Как известно, знаменитый штурм Зимнего дворца, врезавшийся в память по впечатляющим кадрам С. Эйзенштейна, – не более чем фантазия великого режиссера. Реальные события были куда более скромными и куда менее достойными для увековечения в кинематографе. «Тьмы низких истин нам дороже нас возвышающий обман» – история написания пугачевщины повторилась в 20-е годы ХХ века. Как следствие – не все участники «штурма» попали в кадр. «Зеленый змий», похоть и жажда наживы оказались вне объектива кинокамеры и не уместились на страницах книг советских историков Октября.

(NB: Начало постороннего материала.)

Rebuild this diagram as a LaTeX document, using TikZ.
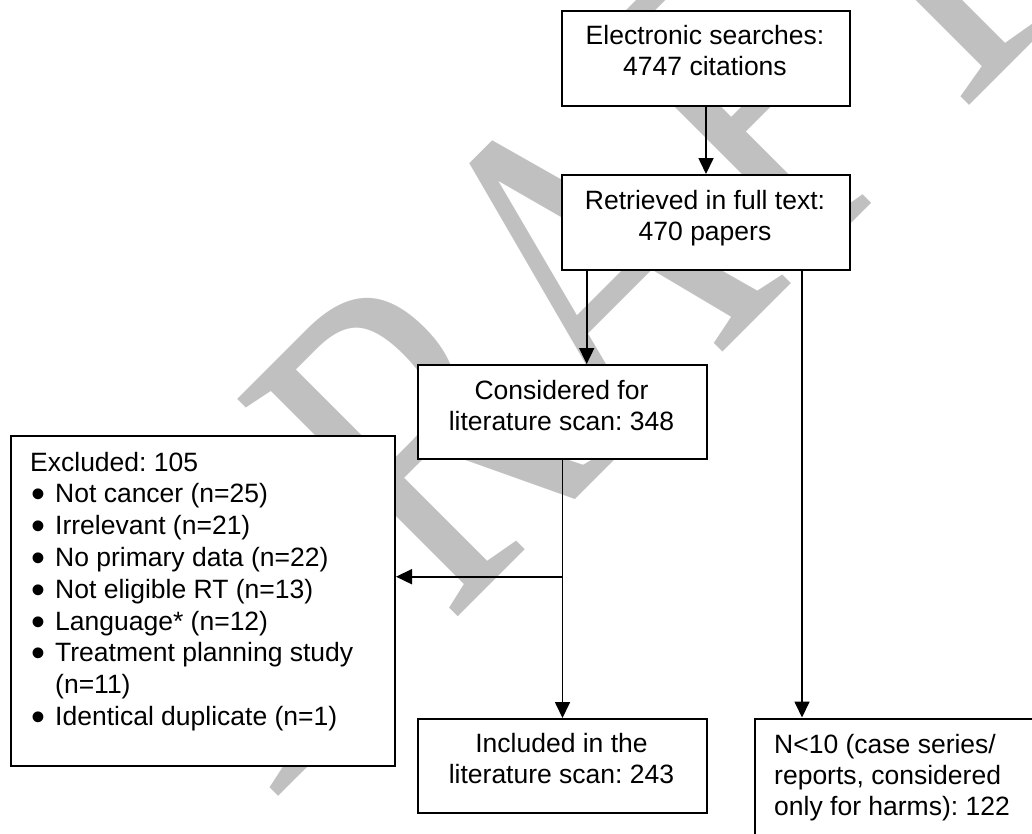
\documentclass[tikz,border=0pt]{standalone}
\usepackage{graphicx}
\usepackage{fontspec}
\setmainfont{Liberation Sans}
\newfontfamily\wmfont{Liberation Serif}
\usetikzlibrary{arrows.meta}
\definecolor{wmgray}{RGB}{192,192,192}
\frenchspacing
\newcommand{\blt}{\makebox[25pt][l]{\hspace{1pt}\raisebox{-5pt}{\scalebox{1.5}{•}}}}
\begin{document}
\begin{tikzpicture}[x=1pt,y=-1pt,
  box/.style={draw=black, line width=2pt, fill=white, rectangle, inner sep=0pt, anchor=north west},
  txt/.style={inner sep=0pt, align=center, anchor=base, font=\fontsize{26.5}{30.5}\selectfont},
  ltxt/.style={inner sep=0pt, align=left, anchor=base west},
  arr/.style={line width=1.7pt, -{Triangle[length=16pt,width=15pt]}},
  wm/.style={inner sep=0pt, anchor=base west, rotate=45, text=wmgray, font=\wmfont\fontsize{473}{473}\selectfont}]
\useasboundingbox (0,0) rectangle (1032,833);
\clip (0,0) rectangle (1032,833);
% watermark
\node[wm] (wmk) at (271,804) {\scalebox{0.74}[1]{DRAFT}};
% boxes
\node[box, minimum width=288pt, minimum height=95pt] (e) at (561,9.5) {};
\node[box, minimum width=288pt, minimum height=95pt] (r) at (561,174) {};
\node[box, minimum width=289pt, minimum height=94pt] (c) at (417,364) {};
\node[box, minimum width=289pt, minimum height=94pt] (i) at (417,718) {};
\node[box, minimum width=384.5pt, minimum height=330pt] (x) at (9.5,435) {};
\node[box, minimum width=400pt, minimum height=200pt] (n) at (753.5,717.5) {};
% texts (anchor = baseline of last line)
\node[txt] (et) at (705,75) {Electronic searches:\\4747 citations};
\node[txt] (rt) at (705,240) {Retrieved in full text:\\470 papers};
\node[txt] (ct) at (561.5,430) {Considered for\\literature scan: 348};
\node[txt] (it) at (561.5,783) {Included in the\\literature scan: 243};
\node[ltxt, font=\fontsize{26.5}{30.8}\selectfont] (nt) at (774,815) {N<10 (case series/\\reports, considered\\only for harms): 122};
\node[ltxt, font=\fontsize{26.5}{31.8}\selectfont] (xt) at (30,725.5) {Excluded: 105\\
\blt Not cancer (n=25)\\
\blt Irrelevant (n=21)\\
\blt No primary data (n=22)\\
\blt Not eligible RT (n=13)\\
\blt Language* (n=12)\\
\blt Treatment planning study\\
\makebox[25pt]{}(n=11)\\
\blt Identical duplicate (n=1)};
% connectors
\draw[arr] (e.south) -- (r.north);
\draw[arr] ([xshift=-119.3pt]r.south) -- ([xshift=-119.3pt]r.south |- c.north);
\draw[arr] ([xshift=96pt]r.south) -- ([xshift=96pt]r.south |- n.north);
\draw[arr] (c.south) -- (i.north);
\coordinate (br) at (561.5,576.7);
\draw[arr] (br) -- (x.east |- br);
\end{tikzpicture}
\end{document}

Уже днем 25 октября вокруг Зимнего дворца стали собираться кучки красногвардейцев. В самом дворце оставались юнкера и подразделение женского батальона. Для красногвардейцев, поддержанных матросами и солдатами, захват Зимнего был лишь вопросом времени. Поэтому с юнкерами велись переговоры. Им предлагали покинуть дворец, обещая неприкосновенность. Со стороны непосредственного командования никаких четких приказов не поступало, и по мере наступления темноты юнкеров оставалось все меньше. При этом изредка между оставшимися юнкерами и пробольшевисткими вооруженными массами завязывалась перестрелка. В конце концов заседавшее Временное правительство решило не подвергать Зимний дворец и Эрмитаж опасности штурма и юнкерам было приказано сложить оружие. Красногвардейцы, солдаты и матросы ворвались во дворец.